----- DATA EXTRACT -----
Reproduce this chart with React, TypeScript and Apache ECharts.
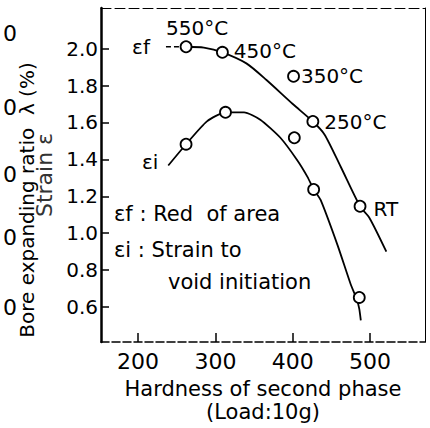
import React, { useEffect, useRef } from "react";
import * as echarts from "echarts";

// Measured points (hardness, strain)
const efX = [262, 309, 401, 426, 487];
const efY = [2.01, 1.98, 1.85, 1.605, 1.146];
const efLabels = ["550°C", "450°C", "350°C", "250°C", "RT"];
const eiX = [262, 313, 402, 427, 486];
const eiY = [1.482, 1.655, 1.517, 1.237, 0.652];

// Hand-drawn fitted curves
const efLeadX = [236, 262];
const efLeadY = [2.01, 2.01];
const efCurveX = [262, 285, 309, 340, 366, 400, 426, 441, 462, 487, 499, 521];
const efCurveY = [2.01, 2.005, 1.98, 1.92, 1.83, 1.7, 1.605, 1.535, 1.36, 1.146, 1.084, 0.9];
const eiCurveX = [239, 262, 289, 313, 337, 358, 384, 406, 419, 427, 436, 458, 475, 483, 486, 488];
const eiCurveY = [1.367, 1.482, 1.606, 1.655, 1.655, 1.615, 1.517, 1.394, 1.305, 1.237, 1.18, 0.934, 0.722, 0.64, 0.59, 0.528];

const xTicks = [200, 300, 400, 500];
const yTicks = [0.6, 0.8, 1.0, 1.2, 1.4, 1.6, 1.8, 2.0];

const curveNames = ["εf", "εi"];
const legendLines = ["εf : Red  of area", "εi : Strain to", "void initiation"];
const leftZeros = ["0", "0", "0", "0", "0"];

const FONT = "'DejaVu Sans', sans-serif";

export default function App() {
  const ref = useRef<HTMLDivElement>(null);
  useEffect(() => {
    if (!ref.current) return;
    const chart = echarts.init(ref.current, undefined, { renderer: "svg" });
    const zip = (xs: number[], ys: number[]) => xs.map((x, i) => [x, ys[i]]);
    const efLabelCfg = [
      { position: "top", offset: [11, 3] },
      { position: "right", offset: [0, -1] },
      { position: "right", offset: [-4, 0] },
      { position: "right", offset: [0, 0] },
      { position: "right", offset: [2, 3] },
    ];
    const zeroY = [33, 107, 174, 237, 307];
    const option: any = {
      animation: false,
      backgroundColor: "#fff",
      textStyle: { fontFamily: FONT, color: "#000" },
      grid: { left: 101, top: 8, right: 5, bottom: 79 },
      xAxis: [
        {
          type: "value",
          min: 152,
          max: 571,
          name: "Hardness of second phase\n(Load:10g)",
          nameLocation: "middle",
          nameGap: 30,
          nameTextStyle: { fontSize: 21, color: "#000", fontFamily: FONT, lineHeight: 23 },
          axisLine: { show: true, lineStyle: { color: "#000", width: 1.5, type: [8, 3] } },
          axisTick: { show: true, inside: true, length: 9, customValues: xTicks, lineStyle: { color: "#000", width: 1.5 } },
          axisLabel: { customValues: xTicks, fontSize: 22, color: "#000", margin: 8, fontFamily: FONT },
          splitLine: { show: false },
        },
        {
          type: "value",
          position: "top",
          min: 152,
          max: 571,
          axisLine: { show: true, lineStyle: { color: "#000", width: 1, type: [10, 4] } },
          axisTick: { show: false },
          axisLabel: { show: false },
          splitLine: { show: false },
        },
      ],
      yAxis: [
        {
          type: "value",
          min: 0.41,
          max: 2.22,
          name: "Strain ε",
          nameLocation: "middle",
          nameGap: 43,
          nameTextStyle: { fontSize: 22, color: "#333", fontFamily: FONT },
          axisLine: { show: true, lineStyle: { color: "#000", width: 2.5 } },
          axisTick: { show: true, inside: true, length: 8, customValues: yTicks, lineStyle: { color: "#000", width: 1.5 } },
          axisLabel: {
            customValues: yTicks,
            fontSize: 20,
            color: "#000",
            margin: 3,
            fontFamily: FONT,
            formatter: (v: number) => v.toFixed(1),
          },
          splitLine: { show: false },
        },
        {
          type: "value",
          position: "right",
          min: 0.41,
          max: 2.22,
          axisLine: { show: true, lineStyle: { color: "#000", width: 1 } },
          axisTick: { show: false },
          axisLabel: { show: false },
          splitLine: { show: false },
        },
      ],
      series: [
        {
          type: "line",
          data: zip(efLeadX, efLeadY),
          symbol: "none",
          lineStyle: { color: "#000", width: 1.5, type: [5, 3] },
          z: 2,
        },
        {
          type: "line",
          data: zip(efCurveX, efCurveY),
          smooth: 0.25,
          symbol: "none",
          lineStyle: { color: "#000", width: 1.8 },
          z: 2,
        },
        {
          type: "line",
          data: zip(eiCurveX, eiCurveY),
          smooth: 0.2,
          symbol: "none",
          lineStyle: { color: "#000", width: 1.8 },
          z: 2,
        },
        {
          // curve name tags placed at each curve's starting node
          type: "scatter",
          data: [
            { value: [efLeadX[0], efLeadY[0]], label: { formatter: curveNames[0], distance: 16, offset: [0, 0] } },
            { value: [eiCurveX[0], eiCurveY[0]], label: { formatter: curveNames[1], distance: 10, offset: [0, -3] } },
          ],
          symbol: "circle",
          symbolSize: 0,
          itemStyle: { opacity: 1, color: "#000" },
          label: { show: true, position: "left", fontSize: 20, color: "#000", fontFamily: FONT },
          z: 4,
        },
        {
          type: "scatter",
          data: zip(efX, efY).map((d, i) => ({
            value: d,
            label: {
              show: true,
              formatter: efLabels[i],
              position: efLabelCfg[i].position,
              offset: efLabelCfg[i].offset,
              fontSize: 20,
              color: "#000",
              fontFamily: FONT,
            },
          })),
          symbol: "circle",
          symbolSize: 11,
          itemStyle: { color: "#fff", borderColor: "#000", borderWidth: 1.8, opacity: 1 },
          z: 5,
        },
        {
          type: "scatter",
          data: zip(eiX, eiY),
          symbol: "circle",
          symbolSize: 11,
          itemStyle: { color: "#fff", borderColor: "#000", borderWidth: 1.8, opacity: 1 },
          z: 5,
        },
      ],
      graphic: [
        {
          type: "text",
          x: 27,
          y: 200,
          rotation: Math.PI / 2,
          style: {
            text: "Bore expanding ratio  λ (%)",
            fontSize: 20,
            fontFamily: FONT,
            fill: "#000",
            align: "center",
            verticalAlign: "middle",
          },
        },
        ...leftZeros.map((t, i) => ({
          type: "text",
          x: 17,
          y: zeroY[i],
          style: { text: t, fontSize: 22, fontFamily: FONT, fill: "#000", align: "right", verticalAlign: "middle" },
        })),
        {
          type: "text",
          x: 114,
          y: 214,
          style: { text: legendLines[0], fontSize: 21, fontFamily: FONT, fill: "#000", align: "left", verticalAlign: "middle" },
        },
        {
          type: "text",
          x: 114,
          y: 250,
          style: { text: legendLines[1], fontSize: 21, fontFamily: FONT, fill: "#000", align: "left", verticalAlign: "middle" },
        },
        {
          type: "text",
          x: 168,
          y: 282,
          style: { text: legendLines[2], fontSize: 21, fontFamily: FONT, fill: "#000", align: "left", verticalAlign: "middle" },
        },
      ],
    };
    chart.setOption(option);
    return () => chart.dispose();
  }, []);
  return <div ref={ref} style={{ position: "fixed", left: 0, top: 0, width: 430, height: 428 }} />;
}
-----
■ TASK DESCRIPTION
Exactly reproduce the run of lines from the start of the listing through the line with "const eiY = [1.482, 1.655, 1.517, 1.237, 0.652];", inclusive; pictures are not copied.

■ SOLUTION FOR THIS EXERCISE
Reproduce this chart with React, TypeScript and Apache ECharts.
import React, { useEffect, useRef } from "react";
import * as echarts from "echarts";

// Measured points (hardness, strain)
const efX = [262, 309, 401, 426, 487];
const efY = [2.01, 1.98, 1.85, 1.605, 1.146];
const efLabels = ["550°C", "450°C", "350°C", "250°C", "RT"];
const eiX = [262, 313, 402, 427, 486];
const eiY = [1.482, 1.655, 1.517, 1.237, 0.652];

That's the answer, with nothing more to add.